At the church service that Sunday morning, I was to be Sister Marie Clarence who along with her singing nuns would perform I Will Follow Him, a remix on the Sister Act movie soundtrack. It was my premier performance as a puppeteer.
|
Franklin Park Conservatory, Fall 2020 |
Crouching with three other handlers behind a narrow five-foot high booth, I could still remember the day someone said five words that changed my life forever.Come join the puppet ministry.
Puppet ministry? I asked. How? Why? When?
They explained the puppets would simply lip-synch to familiar songs.
What? A chance to cutify without being seen, so no makeup? Choose our character and dress it up? No lines to memorize?
I was in.
Earlier, I had fitted my hand into my puppet's hollow cloth body, carefully fitting my thumb into the mouth's lower opening and the other four fingers into the upper lip.
Hold on, Sister. We got this, I whispered reassuringly.
She could only be seen from the waist up, but I wanted Sister Marie Clarence to look her best. So with the other free hand, I straightened out my puppet's habit, ensuring that its coif is safely secured by the wimple, ironing out the few wrinkles of her veil and sleeves.
I was all smiles as the opening tune began.
Center stage was the open space just above our head height.

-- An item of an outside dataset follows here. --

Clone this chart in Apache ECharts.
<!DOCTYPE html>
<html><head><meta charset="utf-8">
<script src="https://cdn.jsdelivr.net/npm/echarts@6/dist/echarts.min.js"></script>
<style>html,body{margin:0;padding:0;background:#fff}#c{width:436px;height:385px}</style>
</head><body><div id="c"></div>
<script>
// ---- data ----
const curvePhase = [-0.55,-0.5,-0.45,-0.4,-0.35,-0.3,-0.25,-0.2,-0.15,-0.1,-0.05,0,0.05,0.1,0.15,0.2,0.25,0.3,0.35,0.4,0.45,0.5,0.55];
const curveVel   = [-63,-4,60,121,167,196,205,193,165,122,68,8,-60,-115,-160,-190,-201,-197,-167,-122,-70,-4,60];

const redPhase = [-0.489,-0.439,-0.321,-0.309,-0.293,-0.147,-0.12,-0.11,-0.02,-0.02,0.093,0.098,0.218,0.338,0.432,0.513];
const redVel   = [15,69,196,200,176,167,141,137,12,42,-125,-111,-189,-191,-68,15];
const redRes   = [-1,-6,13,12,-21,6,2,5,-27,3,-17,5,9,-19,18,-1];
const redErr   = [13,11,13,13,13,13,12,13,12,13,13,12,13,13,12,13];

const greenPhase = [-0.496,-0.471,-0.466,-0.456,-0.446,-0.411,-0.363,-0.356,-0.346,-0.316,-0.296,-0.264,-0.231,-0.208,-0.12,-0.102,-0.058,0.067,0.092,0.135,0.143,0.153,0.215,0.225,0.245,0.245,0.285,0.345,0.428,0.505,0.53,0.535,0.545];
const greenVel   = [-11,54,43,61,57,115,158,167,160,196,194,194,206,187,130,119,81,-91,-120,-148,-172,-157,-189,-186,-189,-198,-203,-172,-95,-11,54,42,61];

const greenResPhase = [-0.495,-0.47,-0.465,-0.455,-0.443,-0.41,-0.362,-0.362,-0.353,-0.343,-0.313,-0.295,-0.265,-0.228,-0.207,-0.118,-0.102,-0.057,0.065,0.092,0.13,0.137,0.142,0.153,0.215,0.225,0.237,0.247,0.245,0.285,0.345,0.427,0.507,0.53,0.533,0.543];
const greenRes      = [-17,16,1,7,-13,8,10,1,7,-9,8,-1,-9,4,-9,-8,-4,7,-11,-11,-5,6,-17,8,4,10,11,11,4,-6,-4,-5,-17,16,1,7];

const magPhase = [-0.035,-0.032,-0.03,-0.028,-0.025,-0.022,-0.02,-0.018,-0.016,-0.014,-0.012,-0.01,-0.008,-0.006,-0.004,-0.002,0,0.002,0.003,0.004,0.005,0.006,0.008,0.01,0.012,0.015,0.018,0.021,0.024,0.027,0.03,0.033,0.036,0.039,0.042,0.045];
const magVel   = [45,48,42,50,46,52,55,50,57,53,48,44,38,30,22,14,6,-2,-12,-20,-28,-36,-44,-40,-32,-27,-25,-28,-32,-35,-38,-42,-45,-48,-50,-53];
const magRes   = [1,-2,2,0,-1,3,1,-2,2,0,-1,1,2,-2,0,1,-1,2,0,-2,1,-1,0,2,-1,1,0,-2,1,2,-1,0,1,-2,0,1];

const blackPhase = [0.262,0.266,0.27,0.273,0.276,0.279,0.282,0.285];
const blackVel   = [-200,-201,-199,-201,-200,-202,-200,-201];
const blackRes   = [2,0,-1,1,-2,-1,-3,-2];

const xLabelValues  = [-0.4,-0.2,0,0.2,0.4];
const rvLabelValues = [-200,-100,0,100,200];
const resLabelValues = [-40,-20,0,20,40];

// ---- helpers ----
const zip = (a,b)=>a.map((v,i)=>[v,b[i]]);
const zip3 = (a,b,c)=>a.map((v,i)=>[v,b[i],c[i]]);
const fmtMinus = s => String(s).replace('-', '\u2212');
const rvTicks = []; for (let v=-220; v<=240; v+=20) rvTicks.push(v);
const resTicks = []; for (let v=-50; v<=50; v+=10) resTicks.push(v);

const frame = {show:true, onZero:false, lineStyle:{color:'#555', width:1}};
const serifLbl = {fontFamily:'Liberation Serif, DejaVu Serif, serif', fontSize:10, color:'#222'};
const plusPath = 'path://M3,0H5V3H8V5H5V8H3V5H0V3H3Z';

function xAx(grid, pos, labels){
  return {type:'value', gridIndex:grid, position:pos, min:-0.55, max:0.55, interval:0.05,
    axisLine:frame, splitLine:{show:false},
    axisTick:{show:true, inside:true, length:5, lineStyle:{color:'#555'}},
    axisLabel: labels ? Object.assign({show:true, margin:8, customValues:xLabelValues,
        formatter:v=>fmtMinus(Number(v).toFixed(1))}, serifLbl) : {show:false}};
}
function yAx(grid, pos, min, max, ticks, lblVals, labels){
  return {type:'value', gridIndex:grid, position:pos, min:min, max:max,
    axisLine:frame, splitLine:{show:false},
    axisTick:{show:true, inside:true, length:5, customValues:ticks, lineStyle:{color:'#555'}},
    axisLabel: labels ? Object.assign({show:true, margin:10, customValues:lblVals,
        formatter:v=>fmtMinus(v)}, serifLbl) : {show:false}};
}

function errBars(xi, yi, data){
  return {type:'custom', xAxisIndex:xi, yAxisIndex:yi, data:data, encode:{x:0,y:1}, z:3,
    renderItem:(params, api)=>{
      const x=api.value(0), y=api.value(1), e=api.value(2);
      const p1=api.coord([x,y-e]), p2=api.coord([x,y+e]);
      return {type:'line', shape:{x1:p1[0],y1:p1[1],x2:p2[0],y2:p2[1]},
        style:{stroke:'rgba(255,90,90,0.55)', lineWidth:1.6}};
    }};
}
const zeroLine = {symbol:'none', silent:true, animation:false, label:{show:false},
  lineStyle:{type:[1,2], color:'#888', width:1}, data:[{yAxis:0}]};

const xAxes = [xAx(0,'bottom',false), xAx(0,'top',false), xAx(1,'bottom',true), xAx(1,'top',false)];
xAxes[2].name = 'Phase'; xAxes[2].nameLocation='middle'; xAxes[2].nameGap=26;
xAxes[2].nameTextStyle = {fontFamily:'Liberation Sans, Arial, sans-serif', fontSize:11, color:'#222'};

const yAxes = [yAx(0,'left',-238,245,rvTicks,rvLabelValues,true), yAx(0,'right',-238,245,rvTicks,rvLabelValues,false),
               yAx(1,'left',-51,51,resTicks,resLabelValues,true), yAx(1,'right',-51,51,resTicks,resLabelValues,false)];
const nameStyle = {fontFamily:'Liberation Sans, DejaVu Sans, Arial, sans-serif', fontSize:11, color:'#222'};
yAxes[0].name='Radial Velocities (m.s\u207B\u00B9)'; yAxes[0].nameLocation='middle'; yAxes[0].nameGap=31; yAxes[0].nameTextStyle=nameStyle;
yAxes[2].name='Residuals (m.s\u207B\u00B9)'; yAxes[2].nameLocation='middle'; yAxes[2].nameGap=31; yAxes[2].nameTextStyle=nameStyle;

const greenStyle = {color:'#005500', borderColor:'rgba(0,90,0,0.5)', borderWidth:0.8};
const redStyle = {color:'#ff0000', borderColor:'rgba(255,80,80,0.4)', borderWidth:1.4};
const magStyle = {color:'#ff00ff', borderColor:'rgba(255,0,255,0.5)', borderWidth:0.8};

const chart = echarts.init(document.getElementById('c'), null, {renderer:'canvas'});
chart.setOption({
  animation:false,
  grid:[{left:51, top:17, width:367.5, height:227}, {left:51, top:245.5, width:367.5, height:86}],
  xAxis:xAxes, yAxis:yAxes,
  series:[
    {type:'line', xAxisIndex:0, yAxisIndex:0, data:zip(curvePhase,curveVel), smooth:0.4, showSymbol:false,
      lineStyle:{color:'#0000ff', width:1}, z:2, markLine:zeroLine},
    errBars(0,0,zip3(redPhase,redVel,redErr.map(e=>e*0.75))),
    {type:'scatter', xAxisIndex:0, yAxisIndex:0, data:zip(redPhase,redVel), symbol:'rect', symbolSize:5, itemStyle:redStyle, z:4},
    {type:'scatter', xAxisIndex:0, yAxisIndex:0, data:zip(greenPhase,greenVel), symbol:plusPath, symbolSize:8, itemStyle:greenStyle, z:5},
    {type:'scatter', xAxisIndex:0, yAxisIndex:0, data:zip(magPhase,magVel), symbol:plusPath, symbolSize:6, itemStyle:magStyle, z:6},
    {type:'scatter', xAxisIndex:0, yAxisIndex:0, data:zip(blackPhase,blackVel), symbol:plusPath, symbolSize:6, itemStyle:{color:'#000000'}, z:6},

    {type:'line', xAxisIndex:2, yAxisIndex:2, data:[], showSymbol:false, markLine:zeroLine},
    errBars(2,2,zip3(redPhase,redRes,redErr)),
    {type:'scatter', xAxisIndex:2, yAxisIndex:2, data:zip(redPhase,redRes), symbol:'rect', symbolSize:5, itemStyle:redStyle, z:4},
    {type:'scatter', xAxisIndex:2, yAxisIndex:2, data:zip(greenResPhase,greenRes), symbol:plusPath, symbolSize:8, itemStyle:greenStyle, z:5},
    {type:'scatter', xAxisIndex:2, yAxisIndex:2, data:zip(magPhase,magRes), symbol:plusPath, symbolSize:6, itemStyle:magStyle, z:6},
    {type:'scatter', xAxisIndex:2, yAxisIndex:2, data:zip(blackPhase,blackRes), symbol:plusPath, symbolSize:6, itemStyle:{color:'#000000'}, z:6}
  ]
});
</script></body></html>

It was on there that we would hold our hands up and allow the puppets to perform.
Ready, Sister? I whispered. I won't let you down. You know you have my heart.
To the spectators' delight, we wiggled our puppets upstage.
There was no long explanation, no descriptive scenes and painful dragging in of the plot. We simply swayed, singing in harmony.
We will follow Him,
Follow Him wherever He may go.
Our puppets had come to life with movement. Singing high, singing low, singing loud, singing softly.
There isn't an ocean too deep,
A mountain so high it can keep,
Keep us away, away from His love...
My fingers were moving up and down, matching the climactic tones of the song. My arm was agile and quick in rhythmic consonance with the song's cadence.
I love Him, I love Him, I love Him,
And where He goes,
I'll follow, I'll follow, I'll follow.
I was unseen, but I liked it that way.
It was magical. A primitive sense of illusion. I had made an inanimate character come to life.
Singing.
Dancing away.
A whimsical validation attached to my hand.